··· Data shown ···

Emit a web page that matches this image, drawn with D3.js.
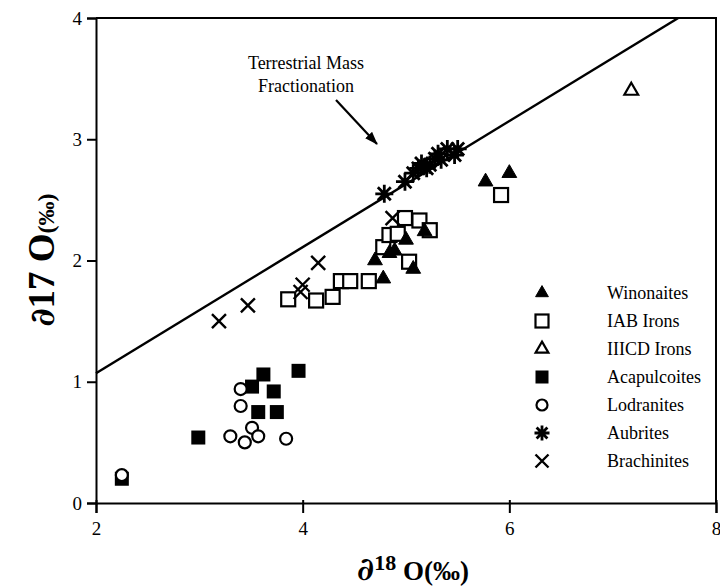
<!DOCTYPE html>
<html><head><meta charset="utf-8">
<script src="https://cdn.jsdelivr.net/npm/d3@7"></script>
<style>body{margin:0;background:#fff}svg{display:block}svg text{font-family:"Liberation Serif","DejaVu Serif","Times New Roman",serif}</style>
</head><body>
<svg id="c" width="720" height="587"></svg>
<script>
const xTicks = [2, 4, 6, 8];
const yTicks = [0, 1, 2, 3, 4];
const winonaites = [[4.70,2.00],[4.78,1.85],[4.84,2.06],[4.89,2.08],[5.00,2.17],[5.07,1.93],[5.18,2.24],[5.77,2.65],[6.00,2.72]];
const iabIrons = [[3.86,1.68],[4.13,1.67],[4.29,1.70],[4.37,1.83],[4.46,1.83],[4.64,1.83],[4.78,2.11],[4.84,2.21],[4.92,2.22],[4.99,2.35],[5.03,1.99],[5.13,2.33],[5.23,2.25],[5.92,2.54]];
const iiicdIrons = [[7.18,3.40]];
const acapulcoites = [[2.25,0.20],[2.99,0.54],[3.51,0.96],[3.57,0.75],[3.62,1.06],[3.72,0.92],[3.75,0.75],[3.96,1.09]];
const lodranites = [[2.25,0.23],[3.30,0.55],[3.40,0.94],[3.40,0.80],[3.44,0.50],[3.51,0.62],[3.57,0.55],[3.84,0.53]];
const aubrites = [[4.79,2.55],[4.99,2.65],[5.07,2.72],[5.12,2.76],[5.15,2.80],[5.20,2.76],[5.23,2.79],[5.28,2.84],[5.31,2.88],[5.34,2.83],[5.40,2.92],[5.47,2.87],[5.50,2.92]];
const brachinites = [[3.19,1.50],[3.47,1.63],[3.98,1.74],[4.00,1.80],[4.15,1.98],[4.87,2.35]];
const tfl = {slope: 0.52, intercept: 0.03};
const legendNames = ["Winonaites","IAB Irons","IIICD Irons","Acapulcoites","Lodranites","Aubrites","Brachinites"];

const svg = d3.select("#c");
const x = d3.scaleLinear().domain([2,8]).range([96,716]);
const y = d3.scaleLinear().domain([0,4]).range([503,18]);

// frame top/right
svg.append("path").attr("d",`M${x(2)},${y(4)}H${x(8)}V${y(0)}`).attr("fill","none").attr("stroke","#000").attr("stroke-width",2);

// axes
const gx = svg.append("g").attr("transform",`translate(0,${y(0)})`)
  .call(d3.axisBottom(x).tickValues(xTicks).tickSize(10).tickPadding(9).tickFormat(d3.format("d")));
const gy = svg.append("g").attr("transform",`translate(${x(2)},0)`)
  .call(d3.axisLeft(y).tickValues(yTicks).tickSize(9).tickPadding(5).tickFormat(d3.format("d")));
[gx,gy].forEach(g=>{
  g.select(".domain").attr("stroke-width",2);
  g.selectAll(".tick line").attr("stroke-width",2);
  g.selectAll("text").attr("font-family",null).attr("font-size",19).attr("fill","#000");
});
gx.selectAll(".tick line").attr("y1",-3);

// terrestrial fractionation line
const xEnd = (4 - tfl.intercept)/tfl.slope;
svg.append("line").attr("x1",x(2)).attr("y1",y(tfl.slope*2+tfl.intercept))
  .attr("x2",x(xEnd)).attr("y2",y(4)).attr("stroke","#000").attr("stroke-width",2.5);

// annotation
const ann = svg.append("text").attr("font-size",18).attr("text-anchor","middle");
ann.append("tspan").attr("x",306).attr("y",69).text("Terrestrial Mass");
ann.append("tspan").attr("x",306).attr("y",92).text("Fractionation");
svg.append("defs").append("marker").attr("id","ah").attr("viewBox","0 0 14 10").attr("refX",13).attr("refY",5)
  .attr("markerWidth",6).attr("markerHeight",4.5).attr("orient","auto").attr("markerUnits","strokeWidth")
  .append("path").attr("d","M0,0L14,5L0,10z").attr("fill","#000");
svg.append("line").attr("x1",336).attr("y1",100).attr("x2",377).attr("y2",144)
  .attr("stroke","#000").attr("stroke-width",2.2).attr("marker-end","url(#ah)");

// marker drawers
function draw(g, type, s){
  const h = s/2;
  if(type==="tri"||type==="otri"){
    g.append("path").attr("d",d3.symbol(d3.symbolTriangle, s*s*0.42)())
      .attr("fill", type==="tri"?"#000":"#fff").attr("stroke","#000").attr("stroke-width",type==="tri"?1:2.2);
  } else if(type==="sq"||type==="osq"){
    g.append("rect").attr("x",-h).attr("y",-h).attr("width",s).attr("height",s)
      .attr("fill", type==="sq"?"#000":"#fff").attr("stroke","#000").attr("stroke-width",type==="sq"?0:2.2);
  } else if(type==="circ"){
    g.append("circle").attr("r",h-1).attr("fill","#fff").attr("stroke","#000").attr("stroke-width",2.2);
  } else if(type==="ast"){
    const r=h+1, d=r*0.72;
    g.append("path").attr("d",`M0,${-r}V${r}M${-r},0H${r}M${-d},${-d}L${d},${d}M${-d},${d}L${d},${-d}`)
      .attr("stroke","#000").attr("stroke-width",2.8).attr("fill","none");
  } else if(type==="x"){
    g.append("path").attr("d",`M${-h},${-h}L${h},${h}M${-h},${h}L${h},${-h}`)
      .attr("stroke","#000").attr("stroke-width",2.4).attr("fill","none");
  }
}
const series = [
  {data: acapulcoites, type:"sq", s:14},
  {data: lodranites, type:"circ", s:14},
  {data: iabIrons, type:"osq", s:14},
  {data: winonaites, type:"tri", s:15},
  {data: iiicdIrons, type:"otri", s:14},
  {data: brachinites, type:"x", s:14},
  {data: aubrites, type:"ast", s:16}
];
series.forEach(sr=>{
  svg.append("g").selectAll("g").data(sr.data).join("g")
    .attr("transform",d=>`translate(${x(d[0])},${y(d[1])})`)
    .each(function(){ draw(d3.select(this), sr.type, sr.s); });
});

// legend
const legendTypes = ["tri","osq","otri","sq","circ","ast","x"];
const ly = d3.scalePoint().domain(legendNames).range([293,461]);
const lg = svg.append("g");
legendNames.forEach((n,i)=>{
  const g = lg.append("g").attr("transform",`translate(542,${ly(n)})`);
  draw(g, legendTypes[i], 13);
  lg.append("text").attr("x",607).attr("y",ly(n)+6).attr("font-size",18).text(n);
});

// axis titles
const xt = svg.append("text").attr("x",413).attr("y",580).attr("text-anchor","middle").attr("font-weight","bold");
xt.append("tspan").attr("font-size",32).style("font-family","'DejaVu Serif'").text("∂");
xt.append("tspan").attr("font-size",22).attr("dy",-10).text("18");
xt.append("tspan").attr("font-size",27).attr("dy",10).text(" O(‰)");

const yt = svg.append("text").attr("transform","translate(54,260) rotate(-90)").attr("text-anchor","middle").attr("font-weight","bold");
yt.append("tspan").attr("font-size",34).style("font-family","'DejaVu Serif'").text("∂");
yt.append("tspan").attr("font-size",37).text("17 O");
yt.append("tspan").attr("font-size",24).text("(‰)");
</script>
</body></html>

···

» The problem
Using the material above, set down every line exactly, but skip the pictures.

» Result
Emit a web page that matches this image, drawn with D3.js.
<!DOCTYPE html>
<html><head><meta charset="utf-8">
<script src="https://cdn.jsdelivr.net/npm/d3@7"></script>
<style>body{margin:0;background:#fff}svg{display:block}svg text{font-family:"Liberation Serif","DejaVu Serif","Times New Roman",serif}</style>
</head><body>
<svg id="c" width="720" height="587"></svg>
<script>
const xTicks = [2, 4, 6, 8];
const yTicks = [0, 1, 2, 3, 4];
const winonaites = [[4.70,2.00],[4.78,1.85],[4.84,2.06],[4.89,2.08],[5.00,2.17],[5.07,1.93],[5.18,2.24],[5.77,2.65],[6.00,2.72]];
const iabIrons = [[3.86,1.68],[4.13,1.67],[4.29,1.70],[4.37,1.83],[4.46,1.83],[4.64,1.83],[4.78,2.11],[4.84,2.21],[4.92,2.22],[4.99,2.35],[5.03,1.99],[5.13,2.33],[5.23,2.25],[5.92,2.54]];
const iiicdIrons = [[7.18,3.40]];
const acapulcoites = [[2.25,0.20],[2.99,0.54],[3.51,0.96],[3.57,0.75],[3.62,1.06],[3.72,0.92],[3.75,0.75],[3.96,1.09]];
const lodranites = [[2.25,0.23],[3.30,0.55],[3.40,0.94],[3.40,0.80],[3.44,0.50],[3.51,0.62],[3.57,0.55],[3.84,0.53]];
const aubrites = [[4.79,2.55],[4.99,2.65],[5.07,2.72],[5.12,2.76],[5.15,2.80],[5.20,2.76],[5.23,2.79],[5.28,2.84],[5.31,2.88],[5.34,2.83],[5.40,2.92],[5.47,2.87],[5.50,2.92]];
const brachinites = [[3.19,1.50],[3.47,1.63],[3.98,1.74],[4.00,1.80],[4.15,1.98],[4.87,2.35]];
const tfl = {slope: 0.52, intercept: 0.03};
const legendNames = ["Winonaites","IAB Irons","IIICD Irons","Acapulcoites","Lodranites","Aubrites","Brachinites"];

const svg = d3.select("#c");
const x = d3.scaleLinear().domain([2,8]).range([96,716]);
const y = d3.scaleLinear().domain([0,4]).range([503,18]);

// frame top/right
svg.append("path").attr("d",`M${x(2)},${y(4)}H${x(8)}V${y(0)}`).attr("fill","none").attr("stroke","#000").attr("stroke-width",2);

// axes
const gx = svg.append("g").attr("transform",`translate(0,${y(0)})`)
  .call(d3.axisBottom(x).tickValues(xTicks).tickSize(10).tickPadding(9).tickFormat(d3.format("d")));
const gy = svg.append("g").attr("transform",`translate(${x(2)},0)`)
  .call(d3.axisLeft(y).tickValues(yTicks).tickSize(9).tickPadding(5).tickFormat(d3.format("d")));
[gx,gy].forEach(g=>{
  g.select(".domain").attr("stroke-width",2);
  g.selectAll(".tick line").attr("stroke-width",2);
  g.selectAll("text").attr("font-family",null).attr("font-size",19).attr("fill","#000");
});
gx.selectAll(".tick line").attr("y1",-3);

// terrestrial fractionation line
const xEnd = (4 - tfl.intercept)/tfl.slope;
svg.append("line").attr("x1",x(2)).attr("y1",y(tfl.slope*2+tfl.intercept))
  .attr("x2",x(xEnd)).attr("y2",y(4)).attr("stroke","#000").attr("stroke-width",2.5);

// annotation
const ann = svg.append("text").attr("font-size",18).attr("text-anchor","middle");
ann.append("tspan").attr("x",306).attr("y",69).text("Terrestrial Mass");
ann.append("tspan").attr("x",306).attr("y",92).text("Fractionation");
svg.append("defs").append("marker").attr("id","ah").attr("viewBox","0 0 14 10").attr("refX",13).attr("refY",5)
  .attr("markerWidth",6).attr("markerHeight",4.5).attr("orient","auto").attr("markerUnits","strokeWidth")
  .append("path").attr("d","M0,0L14,5L0,10z").attr("fill","#000");
svg.append("line").attr("x1",336).attr("y1",100).attr("x2",377).attr("y2",144)
  .attr("stroke","#000").attr("stroke-width",2.2).attr("marker-end","url(#ah)");

// marker drawers
function draw(g, type, s){
  const h = s/2;
  if(type==="tri"||type==="otri"){
    g.append("path").attr("d",d3.symbol(d3.symbolTriangle, s*s*0.42)())
      .attr("fill", type==="tri"?"#000":"#fff").attr("stroke","#000").attr("stroke-width",type==="tri"?1:2.2);
  } else if(type==="sq"||type==="osq"){
    g.append("rect").attr("x",-h).attr("y",-h).attr("width",s).attr("height",s)
      .attr("fill", type==="sq"?"#000":"#fff").attr("stroke","#000").attr("stroke-width",type==="sq"?0:2.2);
  } else if(type==="circ"){
    g.append("circle").attr("r",h-1).attr("fill","#fff").attr("stroke","#000").attr("stroke-width",2.2);
  } else if(type==="ast"){
    const r=h+1, d=r*0.72;
    g.append("path").attr("d",`M0,${-r}V${r}M${-r},0H${r}M${-d},${-d}L${d},${d}M${-d},${d}L${d},${-d}`)
      .attr("stroke","#000").attr("stroke-width",2.8).attr("fill","none");
  } else if(type==="x"){
    g.append("path").attr("d",`M${-h},${-h}L${h},${h}M${-h},${h}L${h},${-h}`)
      .attr("stroke","#000").attr("stroke-width",2.4).attr("fill","none");
  }
}
const series = [
  {data: acapulcoites, type:"sq", s:14},
  {data: lodranites, type:"circ", s:14},
  {data: iabIrons, type:"osq", s:14},
  {data: winonaites, type:"tri", s:15},
  {data: iiicdIrons, type:"otri", s:14},
  {data: brachinites, type:"x", s:14},
  {data: aubrites, type:"ast", s:16}
];
series.forEach(sr=>{
  svg.append("g").selectAll("g").data(sr.data).join("g")
    .attr("transform",d=>`translate(${x(d[0])},${y(d[1])})`)
    .each(function(){ draw(d3.select(this), sr.type, sr.s); });
});

// legend
const legendTypes = ["tri","osq","otri","sq","circ","ast","x"];
const ly = d3.scalePoint().domain(legendNames).range([293,461]);
const lg = svg.append("g");
legendNames.forEach((n,i)=>{
  const g = lg.append("g").attr("transform",`translate(542,${ly(n)})`);
  draw(g, legendTypes[i], 13);
  lg.append("text").attr("x",607).attr("y",ly(n)+6).attr("font-size",18).text(n);
});

// axis titles
const xt = svg.append("text").attr("x",413).attr("y",580).attr("text-anchor","middle").attr("font-weight","bold");
xt.append("tspan").attr("font-size",32).style("font-family","'DejaVu Serif'").text("∂");
xt.append("tspan").attr("font-size",22).attr("dy",-10).text("18");
xt.append("tspan").attr("font-size",27).attr("dy",10).text(" O(‰)");

const yt = svg.append("text").attr("transform","translate(54,260) rotate(-90)").attr("text-anchor","middle").attr("font-weight","bold");
yt.append("tspan").attr("font-size",34).style("font-family","'DejaVu Serif'").text("∂");
yt.append("tspan").attr("font-size",37).text("17 O");
yt.append("tspan").attr("font-size",24).text("(‰)");
</script>
</body></html>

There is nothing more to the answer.